AmSouth Bancorporation was a banking company headquartered in Birmingham, Alabama, and operated for its final year in existence as a bank holding company (subsidiary) of Regions Financial Corporation after a merger between the two banks. AmSouth was previously known as First National Bank of Birmingham, which was first organized by Charles Linn in 1872. AmSouth was in the financial services industry and at its peak employed over twelve thousand people.

AmSouth's size more than doubled in 2000 when it absorbed Nashville, Tennessee-based First American National Bank. With the merger came hundreds of branches primarily in Tennessee but also in Kentucky, Virginia, and Mississippi. This is cited as a rare example of one bank absorbing another bank larger than itself. As part of the deal, AmSouth also acquired Deposit Guaranty Bank (which was operating as a subsidiary of First American). AmSouth was known for its low risk accounts through its specialty in Wealth Management, especially in its largest market of Birmingham, Alabama, where it started its specialty. Following AmSouth's merger with First American in 1999, the company expanded its Wealth Management reach into many of First American's markets such as Nashville, Tennessee.

== Merger with Regions Financial Corporation ==
On May 25, 2006, AmSouth announced it would merge with Regions Financial Corporation, another Birmingham-based bank, in a $10 billion deal.

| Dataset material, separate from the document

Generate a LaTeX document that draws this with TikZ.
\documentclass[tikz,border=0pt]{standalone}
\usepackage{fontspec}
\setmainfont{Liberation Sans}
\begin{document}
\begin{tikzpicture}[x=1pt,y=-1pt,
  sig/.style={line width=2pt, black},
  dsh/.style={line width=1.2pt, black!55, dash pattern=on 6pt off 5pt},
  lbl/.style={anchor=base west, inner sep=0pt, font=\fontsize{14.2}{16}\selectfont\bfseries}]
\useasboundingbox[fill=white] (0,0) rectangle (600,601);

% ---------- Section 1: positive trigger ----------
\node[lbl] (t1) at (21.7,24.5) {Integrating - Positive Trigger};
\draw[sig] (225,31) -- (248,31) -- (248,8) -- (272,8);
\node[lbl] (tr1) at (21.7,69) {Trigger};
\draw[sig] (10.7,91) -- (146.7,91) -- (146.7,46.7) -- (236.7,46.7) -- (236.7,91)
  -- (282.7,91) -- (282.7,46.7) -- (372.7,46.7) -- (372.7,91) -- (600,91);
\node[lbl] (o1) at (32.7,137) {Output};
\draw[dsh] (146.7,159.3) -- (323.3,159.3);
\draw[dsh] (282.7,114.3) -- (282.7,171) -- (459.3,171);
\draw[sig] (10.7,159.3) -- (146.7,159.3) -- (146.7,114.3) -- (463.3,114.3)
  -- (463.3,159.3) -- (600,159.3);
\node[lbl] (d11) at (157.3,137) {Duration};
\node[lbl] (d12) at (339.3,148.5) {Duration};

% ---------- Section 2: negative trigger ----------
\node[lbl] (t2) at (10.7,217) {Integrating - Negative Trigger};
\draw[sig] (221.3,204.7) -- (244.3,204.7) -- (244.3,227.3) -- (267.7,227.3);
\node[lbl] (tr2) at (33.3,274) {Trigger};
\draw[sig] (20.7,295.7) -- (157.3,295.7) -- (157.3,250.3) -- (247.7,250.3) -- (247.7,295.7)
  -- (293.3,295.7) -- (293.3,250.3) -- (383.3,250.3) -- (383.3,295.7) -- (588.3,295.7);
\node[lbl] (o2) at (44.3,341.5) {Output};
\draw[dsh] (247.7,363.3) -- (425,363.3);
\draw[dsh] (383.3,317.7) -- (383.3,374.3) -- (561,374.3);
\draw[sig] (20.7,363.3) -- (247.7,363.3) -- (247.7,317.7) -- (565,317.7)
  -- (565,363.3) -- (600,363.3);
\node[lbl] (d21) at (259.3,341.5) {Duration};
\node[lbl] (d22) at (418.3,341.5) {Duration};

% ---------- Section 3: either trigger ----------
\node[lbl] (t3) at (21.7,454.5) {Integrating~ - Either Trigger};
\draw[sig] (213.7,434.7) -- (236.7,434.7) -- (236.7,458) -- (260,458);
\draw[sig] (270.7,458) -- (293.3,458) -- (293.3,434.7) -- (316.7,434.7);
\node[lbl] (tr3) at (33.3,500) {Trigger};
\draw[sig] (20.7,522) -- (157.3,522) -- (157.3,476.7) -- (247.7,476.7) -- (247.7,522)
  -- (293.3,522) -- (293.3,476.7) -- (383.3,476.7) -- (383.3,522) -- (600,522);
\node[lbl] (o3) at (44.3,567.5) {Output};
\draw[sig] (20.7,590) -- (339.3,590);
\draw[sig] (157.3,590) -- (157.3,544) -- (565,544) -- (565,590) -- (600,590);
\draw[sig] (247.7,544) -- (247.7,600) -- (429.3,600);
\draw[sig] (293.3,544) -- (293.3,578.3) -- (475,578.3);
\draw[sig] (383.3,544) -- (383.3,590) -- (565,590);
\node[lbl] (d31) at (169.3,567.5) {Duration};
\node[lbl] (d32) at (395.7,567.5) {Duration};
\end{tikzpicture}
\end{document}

A list of branches that will be divested for the merger to be approved was issued by the Department of Justice on October 19, 2006. The 39 branches divested in Alabama were sold to RBC Centura Bank and converted in Spring 2007.

On November 4, 2006, Regions completed its acquisition of AmSouth. AmSouth branches in Alabama, Florida, or Columbus, GA, either closed or converted to Regions on July 13, 2007. Branches in remaining states (except parts of Northwest Georgia) closed or converted on October 26, 2007. The branches in Northwest Georgia were converted on December 6, 2007, officially retiring the AmSouth name.